Earlier this year, the Museum der Moderne Salzburg, Austria awarded Spero the Herbert Boeckl Prize and presented her exhibition "Nancy Spero: Woman as Protagonist." In 2008, the Museu d'art Contemporani Barcelona organized a full-scale retrospective, "Nancy Spero: Dissidances," which traveled to the Museo Nacional Centro de Arte Reina Sofia, Madrid, and the Centro Andaluz de Arte Contemporáneo, Seville. The Centre Georges Pompidou, Paris will present a retrospective exhibition of her work in 2010. During her long career, monographic museum exhibitions of Spero's work have been held at de Appel Arts Centre, Amsterdam; Frac Haute-Normandie, Sotteville-lès-Rouen, France; Centro Galego de Arte Contemporánea, Santiago de Compostela, Spain; Baltic Centre for Contemporary Art, Gateshead, England; Kunsthalle zu Kiel, Germany; Everson Museum of Art, Syracuse, New York; Ikon Gallery, Birmingham, England; Museum of Contemporary Art, Los Angeles; Malmö Konsthall, Sweden; The Power Plant, Toronto; and New Museum of Contemporary Art, New York, among many others.
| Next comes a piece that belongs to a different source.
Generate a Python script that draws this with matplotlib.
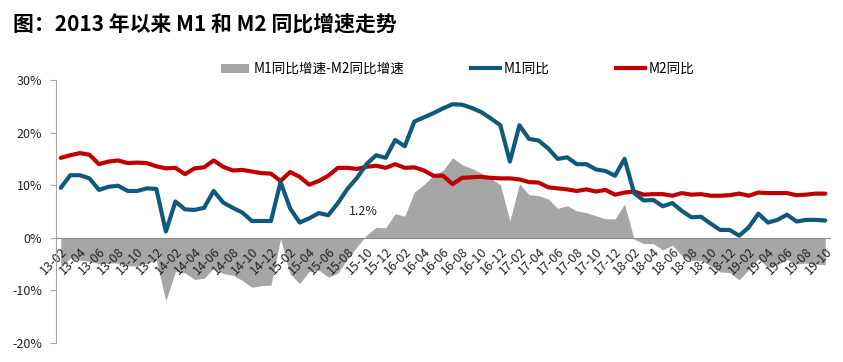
import numpy as np
import matplotlib.pyplot as plt
from matplotlib.patches import Patch
from matplotlib.lines import Line2D

plt.rcParams['font.family'] = ['Noto Sans CJK SC', 'DejaVu Sans']
plt.rcParams['axes.unicode_minus'] = False

# monthly data, 2013-02 .. 2019-10 (%)
years = list(range(2013, 2020))
months = [f"{y % 100:02d}-{m:02d}" for y in years for m in range(1, 13)]
months = months[1:months.index("19-10") + 1]

m1_yoy = [9.5, 11.9, 11.9, 11.3, 9.1, 9.7, 9.9, 8.9, 8.9, 9.4, 9.3,
          1.2, 6.9, 5.4, 5.3, 5.7, 8.9, 6.7, 5.7, 4.8, 3.2, 3.2, 3.2,
          10.6, 5.6, 2.9, 3.7, 4.7, 4.3, 6.6, 9.3, 11.4, 14.0, 15.7, 15.2,
          18.6, 17.4, 22.1, 22.9, 23.7, 24.6, 25.4, 25.3, 24.7, 23.9, 22.7, 21.4,
          14.5, 21.4, 18.8, 18.5, 17.0, 15.0, 15.3, 14.0, 14.0, 13.0, 12.7, 11.8,
          15.0, 8.5, 7.1, 7.2, 6.0, 6.6, 5.1, 3.9, 4.0, 2.7, 1.5, 1.5,
          0.4, 2.0, 4.6, 2.9, 3.4, 4.4, 3.1, 3.4, 3.4, 3.3]
m2_yoy = [15.2, 15.7, 16.1, 15.8, 14.0, 14.5, 14.7, 14.2, 14.3, 14.2, 13.6,
          13.2, 13.3, 12.1, 13.2, 13.4, 14.7, 13.5, 12.8, 12.9, 12.6, 12.3, 12.2,
          10.8, 12.5, 11.6, 10.1, 10.8, 11.8, 13.3, 13.3, 13.1, 13.5, 13.7, 13.3,
          14.0, 13.3, 13.4, 12.8, 11.8, 11.8, 10.2, 11.4, 11.5, 11.6, 11.4, 11.3,
          11.3, 11.1, 10.6, 10.5, 9.6, 9.4, 9.2, 8.9, 9.2, 8.8, 9.1, 8.2,
          8.6, 8.8, 8.2, 8.3, 8.3, 8.0, 8.5, 8.2, 8.3, 8.0, 8.0, 8.1,
          8.4, 8.0, 8.6, 8.5, 8.5, 8.5, 8.1, 8.2, 8.4, 8.4]

diff = np.array(m1_yoy) - np.array(m2_yoy)
x = np.arange(len(months))

fig = plt.figure(figsize=(8.43, 3.62), dpi=100)
ax = fig.add_axes([0.0664, 0.0525, 0.9182, 0.7265])

# spine position first: it resets the ticks
for s in ['top', 'right']:
    ax.spines[s].set_visible(False)
ax.spines['left'].set_color('#A6A6A6')
ax.spines['bottom'].set_position(('data', 0))
ax.spines['bottom'].set_color('#8C8C8C')
ax.spines['bottom'].set_zorder(4)

ax.fill_between(x, 0, diff, color='#A6A6A6', linewidth=0, zorder=1)
ax.plot(x, m1_yoy, color='#0F5A7C', lw=3, solid_capstyle='round', zorder=3)
ax.plot(x, m2_yoy, color='#C00000', lw=3, solid_capstyle='round', zorder=2)

ax.text(31.7, 5.0, "1.2%", fontsize=9, ha='center', va='center', color='#222222')

ax.set_xlim(-0.5, len(months) - 0.5)
ax.set_ylim(-20, 30)
ax.set_yticks([-20, -10, 0, 10, 20, 30])
ax.set_yticklabels([f"{v}%" for v in [-20, -10, 0, 10, 20, 30]], fontsize=9, color='#222222')
ax.tick_params(axis='y', length=4, color='#A6A6A6', pad=6)

ax.set_xticks(x[::2])
ax.set_xticklabels(months[::2], fontsize=9, color='#222222')
ax.tick_params(axis='x', length=0, pad=5)
for lab in ax.get_xticklabels():
    lab.set_rotation(45)
    lab.set_ha('right')
    lab.set_va('top')
    lab.set_rotation_mode('anchor')

handles = [Patch(facecolor='#A6A6A6', edgecolor='none'),
           Line2D([], [], color='#0F5A7C', lw=3),
           Line2D([], [], color='#C00000', lw=3)]
labels = ["M1同比增速-M2同比增速", "M1同比", "M2同比"]
fig.legend(handles, labels, loc='center left', bbox_to_anchor=(0.262, 0.809),
           ncol=3, frameon=False, fontsize=9.8, handlelength=2.1,
           handletextpad=0.3, columnspacing=4.9, borderpad=0, borderaxespad=0)

fig.text(0.016, 0.935, "图：2013 年以来 M1 和 M2 同比增速走势",
         fontsize=15, fontweight='bold', ha='left', va='center')

fig.savefig("out.png", dpi=100)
Nancy Spero was married to the artist Leon Golub (1922-2004) for over fifty years. In 1996, together they received the Hiroshima Art Prize--awarded to contemporary artists for their achievements in promoting world peace--and exhibited at the Hiroshima City Museum of Contemporary Art. A joint retrospective of their works, "War and Memory: Nancy Spero and Leon Golub," was presented by the American Center, Paris in 1994 and traveled to the List Visual Arts Center at the Massachusetts Institute of Technology, Cambridge; and Vancouver Art Gallery, British Columbia. Spero is survived by her three sons--Stephen Golub of Swarthmore, Pennsylvania; Philip Golub of Paris; and Paul Golub of Paris--six grandchildren; and sister, Carol Neuman of Portland, Oregon.